Plotting code records:
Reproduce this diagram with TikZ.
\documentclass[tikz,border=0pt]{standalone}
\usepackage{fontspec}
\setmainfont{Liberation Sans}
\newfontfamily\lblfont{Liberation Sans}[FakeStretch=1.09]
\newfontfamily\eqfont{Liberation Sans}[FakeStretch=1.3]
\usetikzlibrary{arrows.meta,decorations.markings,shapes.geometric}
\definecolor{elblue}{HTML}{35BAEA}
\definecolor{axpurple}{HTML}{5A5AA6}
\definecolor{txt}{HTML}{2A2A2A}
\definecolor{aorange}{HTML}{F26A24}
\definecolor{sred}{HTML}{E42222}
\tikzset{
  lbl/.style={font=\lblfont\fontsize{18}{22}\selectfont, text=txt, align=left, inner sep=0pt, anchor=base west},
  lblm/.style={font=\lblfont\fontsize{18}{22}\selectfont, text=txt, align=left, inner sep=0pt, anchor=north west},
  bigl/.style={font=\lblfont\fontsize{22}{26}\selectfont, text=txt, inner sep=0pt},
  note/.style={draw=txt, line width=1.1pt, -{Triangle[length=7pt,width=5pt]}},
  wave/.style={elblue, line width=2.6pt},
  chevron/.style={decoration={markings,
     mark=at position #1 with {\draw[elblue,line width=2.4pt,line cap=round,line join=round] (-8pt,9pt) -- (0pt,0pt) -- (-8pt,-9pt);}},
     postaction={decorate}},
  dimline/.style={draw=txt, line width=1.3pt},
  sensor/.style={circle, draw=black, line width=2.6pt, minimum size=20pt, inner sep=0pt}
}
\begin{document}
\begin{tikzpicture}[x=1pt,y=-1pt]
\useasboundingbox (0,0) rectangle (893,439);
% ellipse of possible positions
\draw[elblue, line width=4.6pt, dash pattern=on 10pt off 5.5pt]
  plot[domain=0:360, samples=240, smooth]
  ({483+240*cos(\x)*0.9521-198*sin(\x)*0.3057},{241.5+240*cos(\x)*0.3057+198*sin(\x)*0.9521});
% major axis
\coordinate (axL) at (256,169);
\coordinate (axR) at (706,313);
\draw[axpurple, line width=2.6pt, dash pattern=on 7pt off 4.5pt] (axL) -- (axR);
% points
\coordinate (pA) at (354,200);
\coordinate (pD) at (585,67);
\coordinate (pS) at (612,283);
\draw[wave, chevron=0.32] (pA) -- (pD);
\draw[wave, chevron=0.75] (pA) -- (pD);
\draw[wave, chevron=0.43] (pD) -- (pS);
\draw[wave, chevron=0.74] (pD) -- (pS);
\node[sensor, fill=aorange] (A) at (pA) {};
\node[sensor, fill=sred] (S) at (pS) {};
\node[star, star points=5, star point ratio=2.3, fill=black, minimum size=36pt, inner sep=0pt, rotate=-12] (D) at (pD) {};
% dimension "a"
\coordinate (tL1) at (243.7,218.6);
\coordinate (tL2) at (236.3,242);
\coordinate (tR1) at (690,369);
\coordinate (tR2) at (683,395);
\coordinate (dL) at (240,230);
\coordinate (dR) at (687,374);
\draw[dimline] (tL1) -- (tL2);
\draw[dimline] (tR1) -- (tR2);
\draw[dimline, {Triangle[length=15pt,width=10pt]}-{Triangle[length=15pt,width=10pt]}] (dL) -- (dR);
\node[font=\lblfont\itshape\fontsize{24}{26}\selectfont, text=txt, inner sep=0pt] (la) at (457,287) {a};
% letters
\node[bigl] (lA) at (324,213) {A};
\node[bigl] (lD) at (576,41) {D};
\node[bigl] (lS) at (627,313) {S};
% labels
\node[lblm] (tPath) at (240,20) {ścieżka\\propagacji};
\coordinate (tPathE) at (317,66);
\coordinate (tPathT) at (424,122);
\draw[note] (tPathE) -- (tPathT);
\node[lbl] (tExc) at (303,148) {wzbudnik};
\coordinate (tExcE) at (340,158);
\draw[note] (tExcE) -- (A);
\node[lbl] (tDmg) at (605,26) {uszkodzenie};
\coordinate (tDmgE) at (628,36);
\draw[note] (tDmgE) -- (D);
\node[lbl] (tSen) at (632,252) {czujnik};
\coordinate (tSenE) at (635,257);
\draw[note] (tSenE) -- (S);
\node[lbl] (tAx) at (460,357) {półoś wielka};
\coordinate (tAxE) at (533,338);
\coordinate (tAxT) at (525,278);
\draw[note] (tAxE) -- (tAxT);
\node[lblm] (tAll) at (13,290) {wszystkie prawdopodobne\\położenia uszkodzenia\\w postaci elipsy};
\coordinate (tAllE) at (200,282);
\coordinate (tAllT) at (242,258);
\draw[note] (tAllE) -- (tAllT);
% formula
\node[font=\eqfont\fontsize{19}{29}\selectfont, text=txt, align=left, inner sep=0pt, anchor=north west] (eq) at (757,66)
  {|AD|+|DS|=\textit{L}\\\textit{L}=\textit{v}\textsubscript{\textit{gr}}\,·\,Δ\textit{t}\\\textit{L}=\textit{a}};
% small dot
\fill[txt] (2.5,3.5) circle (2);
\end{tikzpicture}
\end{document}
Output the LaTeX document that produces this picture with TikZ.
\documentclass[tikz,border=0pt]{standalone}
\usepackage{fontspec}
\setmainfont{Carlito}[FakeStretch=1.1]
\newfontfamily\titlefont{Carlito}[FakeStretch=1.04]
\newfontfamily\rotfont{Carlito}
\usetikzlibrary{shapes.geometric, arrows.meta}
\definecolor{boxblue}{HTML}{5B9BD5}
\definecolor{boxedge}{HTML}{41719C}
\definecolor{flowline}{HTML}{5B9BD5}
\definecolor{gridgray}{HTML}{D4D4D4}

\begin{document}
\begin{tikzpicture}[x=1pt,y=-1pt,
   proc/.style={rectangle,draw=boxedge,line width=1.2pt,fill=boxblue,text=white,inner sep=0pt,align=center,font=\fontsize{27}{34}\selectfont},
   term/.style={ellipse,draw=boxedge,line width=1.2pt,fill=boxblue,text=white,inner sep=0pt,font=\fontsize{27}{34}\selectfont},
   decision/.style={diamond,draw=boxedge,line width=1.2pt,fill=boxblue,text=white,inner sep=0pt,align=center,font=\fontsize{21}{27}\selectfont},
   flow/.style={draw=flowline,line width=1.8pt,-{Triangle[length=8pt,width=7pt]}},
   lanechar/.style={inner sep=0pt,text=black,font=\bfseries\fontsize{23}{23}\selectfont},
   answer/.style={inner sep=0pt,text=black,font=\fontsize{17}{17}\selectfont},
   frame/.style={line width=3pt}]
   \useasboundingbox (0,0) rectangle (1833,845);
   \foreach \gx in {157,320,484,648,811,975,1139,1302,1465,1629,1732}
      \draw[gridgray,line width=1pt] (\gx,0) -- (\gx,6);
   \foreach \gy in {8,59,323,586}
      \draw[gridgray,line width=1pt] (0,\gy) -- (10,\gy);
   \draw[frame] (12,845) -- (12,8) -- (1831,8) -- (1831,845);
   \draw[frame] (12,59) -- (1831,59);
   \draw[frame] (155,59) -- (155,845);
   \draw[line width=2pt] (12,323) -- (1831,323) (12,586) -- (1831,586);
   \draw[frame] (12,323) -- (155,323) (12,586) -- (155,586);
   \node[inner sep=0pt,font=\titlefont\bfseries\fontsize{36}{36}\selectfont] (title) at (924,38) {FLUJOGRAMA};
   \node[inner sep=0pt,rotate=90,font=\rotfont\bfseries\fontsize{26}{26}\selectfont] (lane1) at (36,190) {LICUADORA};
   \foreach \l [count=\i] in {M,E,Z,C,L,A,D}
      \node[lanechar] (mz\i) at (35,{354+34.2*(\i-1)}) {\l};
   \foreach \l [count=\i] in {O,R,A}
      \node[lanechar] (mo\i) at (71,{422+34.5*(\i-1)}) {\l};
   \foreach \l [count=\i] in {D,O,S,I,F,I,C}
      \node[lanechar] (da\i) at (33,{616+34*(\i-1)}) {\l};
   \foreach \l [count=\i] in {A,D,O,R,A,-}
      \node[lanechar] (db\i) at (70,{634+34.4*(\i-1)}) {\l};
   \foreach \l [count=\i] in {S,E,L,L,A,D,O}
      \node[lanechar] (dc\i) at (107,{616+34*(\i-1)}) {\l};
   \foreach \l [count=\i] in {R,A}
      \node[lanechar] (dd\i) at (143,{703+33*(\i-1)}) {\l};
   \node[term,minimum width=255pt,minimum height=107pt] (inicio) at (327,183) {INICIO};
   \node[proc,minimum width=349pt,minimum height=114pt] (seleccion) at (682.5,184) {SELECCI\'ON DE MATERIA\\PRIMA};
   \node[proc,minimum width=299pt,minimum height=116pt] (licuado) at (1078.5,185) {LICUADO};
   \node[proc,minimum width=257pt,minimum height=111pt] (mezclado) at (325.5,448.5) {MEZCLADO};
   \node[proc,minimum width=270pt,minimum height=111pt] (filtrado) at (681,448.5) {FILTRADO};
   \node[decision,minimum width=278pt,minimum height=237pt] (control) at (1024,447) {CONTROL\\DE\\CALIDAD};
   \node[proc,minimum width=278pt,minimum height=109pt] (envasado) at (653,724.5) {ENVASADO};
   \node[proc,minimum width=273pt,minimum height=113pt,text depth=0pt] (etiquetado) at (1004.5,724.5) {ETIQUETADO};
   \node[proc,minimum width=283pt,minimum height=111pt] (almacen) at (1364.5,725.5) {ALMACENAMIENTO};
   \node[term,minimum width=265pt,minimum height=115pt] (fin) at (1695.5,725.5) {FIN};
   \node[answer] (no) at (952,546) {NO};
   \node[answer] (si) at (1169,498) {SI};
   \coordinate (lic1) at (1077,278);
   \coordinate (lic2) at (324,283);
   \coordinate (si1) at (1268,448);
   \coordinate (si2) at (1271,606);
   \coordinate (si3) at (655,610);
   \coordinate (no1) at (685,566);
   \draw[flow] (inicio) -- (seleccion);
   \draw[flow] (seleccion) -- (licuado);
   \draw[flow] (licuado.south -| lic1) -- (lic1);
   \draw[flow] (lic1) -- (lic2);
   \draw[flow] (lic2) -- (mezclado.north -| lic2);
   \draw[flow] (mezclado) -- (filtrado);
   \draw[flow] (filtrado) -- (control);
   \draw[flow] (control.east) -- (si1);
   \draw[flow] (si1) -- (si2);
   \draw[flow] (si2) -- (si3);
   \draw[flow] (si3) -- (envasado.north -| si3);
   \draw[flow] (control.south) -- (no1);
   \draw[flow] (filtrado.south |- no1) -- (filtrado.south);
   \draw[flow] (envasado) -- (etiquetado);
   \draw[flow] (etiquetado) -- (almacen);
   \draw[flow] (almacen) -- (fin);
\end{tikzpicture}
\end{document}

Exercise details:
Check each line above for the string "with" and show the ones that have it.

Correct output:
Reproduce this diagram with TikZ.
     mark=at position #1 with {\draw[elblue,line width=2.4pt,line cap=round,line join=round] (-8pt,9pt) -- (0pt,0pt) -- (-8pt,-9pt);}},
Output the LaTeX document that produces this picture with TikZ.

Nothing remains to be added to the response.